Son association exige déjà de celles et ceux qui veulent effectuer un saut de l’extrême dans la région de Lauterbrunnen et de Walenstadt qu’ils ou elles s’acquittent d’une carte d’atterrissage avec un prix fixé à 40 francs par an.

Sur cette somme, 25 francs vont aux agricultrices et agriculteurs locaux en guise de dédommagements pour les atterrissages forcés dans les champs. Et 15 sont attribués à son association. «Ainsi sommes-nous en mesure de sécuriser les sauts et nous charger de l’entretien des points de sortie.»

Contacts d’urgence

Outre l’acquisition de cette carte, son organisation exige également que les adeptes du base jump se réfèrent dorénavant à une hotline afin d’informer Air-Glaciers de l’imminence d’un saut, Air-Glaciers étant chargé des sauvetages par hélicoptère. Des téléphones d’urgence doivent aussi être communiqués à l’association SBA pour qu’en cas d’accidents, cette dernière puisse informer dans les plus brefs délais les familles concernées.   

Air-Glaciers, qui a politiquement les moyens de faire pression pour bannir la pratique du saut extrême en Suisse, préfère jusqu’à présent s’abstenir.

«Nous pourrions en effet faire interdire ces sauts, mais nous n’en voyons pas la nécessité tant que les règles sont respectées», a précisé à swissinfo.ch Christian Stähli, membre d’Airs Glaciers. Il relève que «ces règles sont garantes d’une forme de sécurité renforcée», mais que «le risque d’accident reste sérieux en présence de sauteurs non signalés».  

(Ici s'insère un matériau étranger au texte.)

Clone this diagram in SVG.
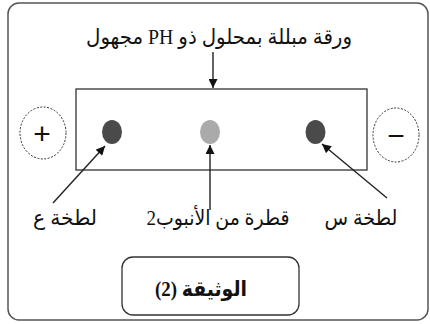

Dans sa réponse à la députée Margret Kiener Nellen pour justifier son intention de ne pas bannir le base jump en Suisse, le gouvernement suisse avait déjà mis en exergue l’excellent travail effectué par ces associations. «Depuis que ces structures ont été créées, un travail pédagogique s’est mis en place, permettant de réduire significativement les conflits avec les riverains et autres usagers de l’espace aérien.»